Church leaders worldwide have declared today to be a day of prayer for Zimbabwe. “The current climate of political intimidation, violence, vote-rigging and delay has left the presidential election process without credibility,” read a statement from two senior Anglican archbishops, Rowan Williams and John Sentamu. “Now the people of Zimbabwe are left even more vulnerable to conflict heaped upon poverty and the threat of national disintegration.”

International pressure has continued. The top US envoy for Africa, Jendayi Frazer, assistant secretary of state, has declared Tsvangirai the clear winner of the presidential vote.

Tsvangirai has spent the past two weeks travelling round Africa trying to drum up support to pressure Mugabe to step down. After the weak response from Thabo Mbeki, the South African president, focus has shifted to the African Union (AU). Its chairman Jikaya Kikwete, president of Tanzania, has privately said that he would be willing to consider convening a summit on Zimbabwe.

Britain is hoping to get the United Nations involved and has managed to put Zimbabwe on the agenda of the UN security council this week.
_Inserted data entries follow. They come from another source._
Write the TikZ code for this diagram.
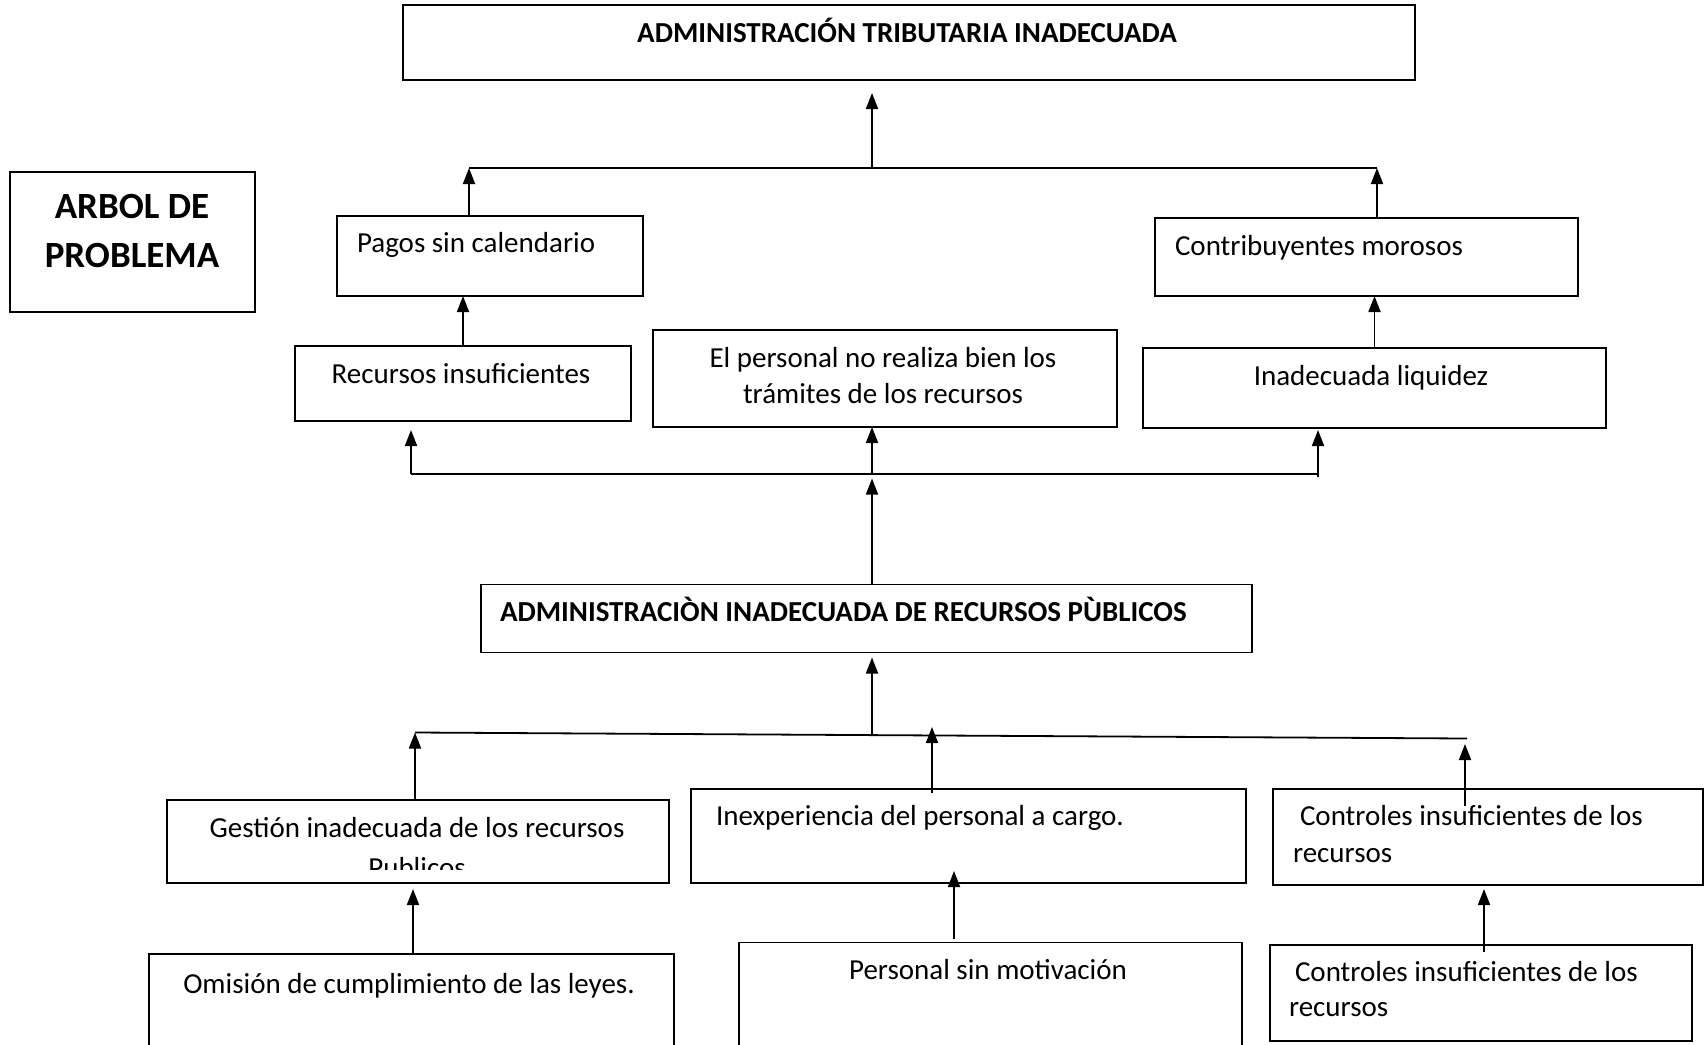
\documentclass[tikz,border=0pt]{standalone}
\usepackage{fontspec}
\setmainfont{Carlito}
\usetikzlibrary{arrows.meta}
\begin{document}
\begin{tikzpicture}[x=1pt,y=-1pt,
  box/.style={draw, line width=1.8pt, rectangle, inner sep=0pt, outer sep=0pt},
  txt/.style={inner sep=0pt, outer sep=0pt, font=\fontsize{29}{36}\selectfont},
  btxt/.style={inner sep=0pt, outer sep=0pt, font=\fontsize{29}{36}\selectfont\bfseries},
  big/.style={inner sep=0pt, outer sep=0pt, font=\fontsize{37}{44}\selectfont\bfseries},
  arr/.style={line width=1.8pt, -{Triangle[length=16pt,width=12pt]}},
  ln/.style={line width=1.8pt}]
\useasboundingbox (0,0) rectangle (1705,1044);
\clip (0,0) rectangle (1705,1044);
\fill[white] (0,0) rectangle (1705,1044);

% boxes
\node[box, minimum width=1012pt, minimum height=75pt] (top) at (909,42.5) {};
\node[box, minimum width=245pt, minimum height=140pt] (arbol) at (132.5,242) {};
\node[box, minimum width=306pt, minimum height=80pt] (pagos) at (490,256) {};
\node[box, minimum width=423pt, minimum height=78pt] (contrib) at (1366.5,257) {};
\node[box, minimum width=336pt, minimum height=75pt] (recursos) at (463,383.5) {};
\node[box, minimum width=464pt, minimum height=97pt] (personal) at (885,378.5) {};
\node[box, minimum width=463pt, minimum height=80pt] (liquidez) at (1374.5,388) {};
\node[box, minimum width=771pt, minimum height=68pt] (admrec) at (866.5,618.5) {};
\node[box, minimum width=502pt, minimum height=83pt] (gestion) at (418,841.5) {};
\node[box, minimum width=555pt, minimum height=94pt] (inexp) at (968.5,836) {};
\node[box, minimum width=430pt, minimum height=96pt] (ctrla) at (1488,837) {};
\node[box, minimum width=525pt, minimum height=116pt] (omision) at (411.5,1012) {};
\node[box, minimum width=503pt, minimum height=127pt] (motiv) at (990.5,1006) {};
\node[box, minimum width=422pt, minimum height=96pt] (ctrlb) at (1481,993) {};

% texts
\node[btxt, anchor=base] (ttop) at (907,42) {ADMINISTRACIÓN TRIBUTARIA INADECUADA};
\node[big, anchor=base] (tarb1) at (132,218) {ARBOL DE};
\node[big, anchor=base] (tarb2) at (132,267) {PROBLEMA};
\node[txt, anchor=base west] (tpag) at (357,252) {Pagos sin calendario};
\node[txt, anchor=base west] (tcon) at (1175,255) {Contribuyentes morosos};
\node[txt, anchor=base] (trec) at (461,383) {Recursos insuficientes};
\node[txt, anchor=base] (tper1) at (883,367) {El personal no realiza bien los};
\node[txt, anchor=base] (tper2) at (883,403) {trámites de los recursos};
\node[txt, anchor=base] (tliq) at (1371,385) {Inadecuada liquidez};
\node[btxt, anchor=base west] (tadm) at (500,621) {ADMINISTRACIÒN INADECUADA DE RECURSOS PÙBLICOS};
\node[txt, anchor=base] (tges1) at (417,837) {Gestión inadecuada de los recursos};
\begin{scope}
\clip (167,800) rectangle (669,869.5);
\node[txt, anchor=base] (tges2) at (417,877) {Publicos};
\end{scope}
\node[txt, anchor=base west] (tinx) at (716,825) {Inexperiencia del personal a cargo.};
\node[txt, anchor=base west] (tca1) at (1300,825) {Controles insuficientes de los};
\node[txt, anchor=base west] (tca2) at (1293,862) {recursos};
\node[txt, anchor=base] (tomi) at (409,993) {Omisión de cumplimiento de las leyes.};
\node[txt, anchor=base] (tmot) at (988,979) {Personal sin motivación};
\node[txt, anchor=base west] (tcb1) at (1295,981) {Controles insuficientes de los};
\node[txt, anchor=base west] (tcb2) at (1289,1016) {recursos};

% bus coordinates
\coordinate (b1L) at (469,168);
\coordinate (b1C) at (872,168);
\coordinate (b1R) at (1377,168);
\coordinate (b2L) at (411,474);
\coordinate (b2C) at (872,474);
\coordinate (b2R) at (1318,474);
\coordinate (b3L) at (415,732.5);
\coordinate (b3C) at (872,734.5);
\coordinate (b3R) at (1467,738.5);
\coordinate (b3I) at (932,727);
\coordinate (c1t) at (1465,744);
\coordinate (xo) at (413,0);
\coordinate (xm) at (954,0);
\coordinate (xc) at (1484,0);

% upper bus
\draw[ln] (b1L) -- (b1R);
\draw[arr] (pagos.north -| b1L) -- (b1L);
\draw[arr] (contrib.north -| b1R) -- (b1R);
\draw[arr] (b1C) -- ([yshift=-13pt]top.south -| b1C);
\draw[arr] (recursos.north) -- (pagos.south -| recursos.north);
\draw[arr] (liquidez.north) -- (contrib.south -| liquidez.north);

% middle bus
\draw[ln] (b2L) -- (b2R);
\draw[arr] (b2L) -- ([yshift=-9pt]recursos.south -| b2L);
\draw[arr] (b2C) -- (personal.south -| b2C);
\draw[arr] ([yshift=-3pt]b2R) -- ([yshift=-2pt]liquidez.south -| b2R);
\draw[arr] (admrec.north -| b2C) -- ([yshift=-4.5pt]b2C);

% lower bus
\draw[ln] (b3L) -- (b3R);
\draw[arr] (b3C) -- ([yshift=-5pt]admrec.south -| b3C);
\draw[arr] (gestion.north -| b3L) -- (b3L);
\draw[arr] ([yshift=-4pt]inexp.north -| b3I) -- (b3I);
\draw[arr] ([yshift=-17pt]ctrla.north -| c1t) -- (c1t);

% bottom arrows
\draw[arr] (omision.north -| xo) -- ([yshift=-6pt]gestion.south -| xo);
\draw[arr] ([yshift=4pt]motiv.north -| xm) -- ([yshift=12pt]inexp.south -| xm);
\draw[arr] ([yshift=-7pt]ctrlb.north -| xc) -- ([yshift=-4pt]ctrla.south -| xc);
\end{tikzpicture}
\end{document}
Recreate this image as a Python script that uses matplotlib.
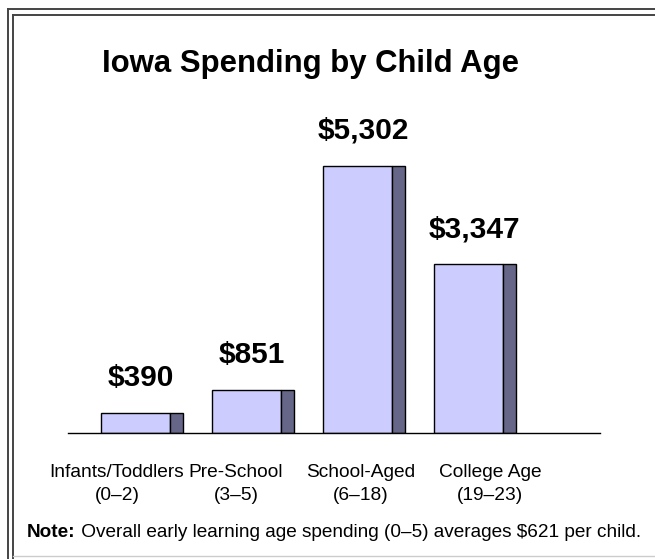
import matplotlib
matplotlib.use("Agg")
import matplotlib.pyplot as plt
from matplotlib.lines import Line2D

plt.rcParams['font.family'] = ['Liberation Sans', 'DejaVu Sans']

# data
category_names = ['Infants/Toddlers', 'Pre-School', 'School-Aged', 'College Age']
age_ranges = ['(0\u20132)', '(3\u20135)', '(6\u201318)', '(19\u201323)']
spending = [390, 851, 5302, 3347]
value_labels = ['$390', '$851', '$5,302', '$3,347']
title = 'Iowa Spending by Child Age'
note_bold = 'Note:'
note_text = ' Overall early learning age spending (0\u20135) averages $621 per child.'

W, H = 655, 559
fig = plt.figure(figsize=(W / 100, H / 100), dpi=100)

def px(x, y):
    return x / W, 1 - y / H

# axes placed in pixel terms: baseline at y=433, from x=68 to 600
ymax = 6600
ax_h = ymax * 0.05036
ax = fig.add_axes([68 / W, (H - 433) / H, (600 - 68) / W, ax_h / H])
ax.set_xlim(-0.667, 4.126)
ax.set_ylim(0, ymax)

xs = range(len(spending))
front_w, side_w = 0.622, 0.117
ax.bar([x - 0.369 for x in xs], spending, width=front_w, align='edge',
       color='#ccccff', edgecolor='black', linewidth=1, zorder=3)
ax.bar([x - 0.369 + front_w for x in xs], spending, width=side_w, align='edge',
       color='#666688', edgecolor='black', linewidth=1, zorder=3)

for x, v, lab in zip(xs, spending, value_labels):
    ax.annotate(lab, (x, v), xytext=(-1, 27), textcoords='offset pixels',
                ha='center', va='baseline', fontsize=21.5, fontweight='bold')

for s in ['top', 'right', 'left']:
    ax.spines[s].set_visible(False)
ax.spines['bottom'].set_linewidth(1)
ax.spines['bottom'].set_zorder(4)
ax.set_xticks([])
ax.set_yticks([])
ax.patch.set_visible(False)

# category labels (two lines each)
label_px = [117, 236, 361, 490]
for lx, name, ages in zip(label_px, category_names, age_ranges):
    fx, fy = px(lx, 477)
    fig.text(fx, fy, name, ha='center', va='baseline', fontsize=13.8)
    fx, fy = px(lx, 500)
    fig.text(fx, fy, ages, ha='center', va='baseline', fontsize=13.8)

# title
fx, fy = px(310, 72)
fig.text(fx, fy, title, ha='center', va='baseline', fontsize=22.4,
         fontweight='bold')

# note line
fx, fy = px(27, 537)
t1 = fig.text(fx, fy, note_bold, ha='left', va='baseline', fontsize=13.7,
              fontweight='bold')
fig.canvas.draw()
bb = t1.get_window_extent(fig.canvas.get_renderer())
fig.text(bb.x1 / W, fy, note_text, ha='left', va='baseline', fontsize=13.7)

# frame lines
def line(x0, y0, x1, y1, c='#444444', lw=1.4):
    a, b = px(x0, y0)
    c2, d = px(x1, y1)
    fig.add_artist(Line2D([a, c2], [b, d], color=c, lw=lw,
                          transform=fig.transFigure))

line(7.5, 8.5, 7.5, H)
line(7.5, 8.5, W, 8.5)
line(12.5, 14.5, 12.5, H)
line(12.5, 14.5, W, 14.5)
line(12.5, 556, W, 556, c='#cccccc', lw=1)

fig.savefig('out.png', dpi=100)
Proposals include an arms embargo and sending a UN envoy to Harare “with a tough message”.

At the Zimbabwe International Trade Fair in Bulawayo on Friday, Mugabe was defiant. “When the West, led by the British, shamelessly continue to denounce our country, what is our crime?” he asked. “We are simply defending our hard-won national sovereignty.”

As my dear friend, Claudia Mair Burney is apt to say...Lord, have mercy.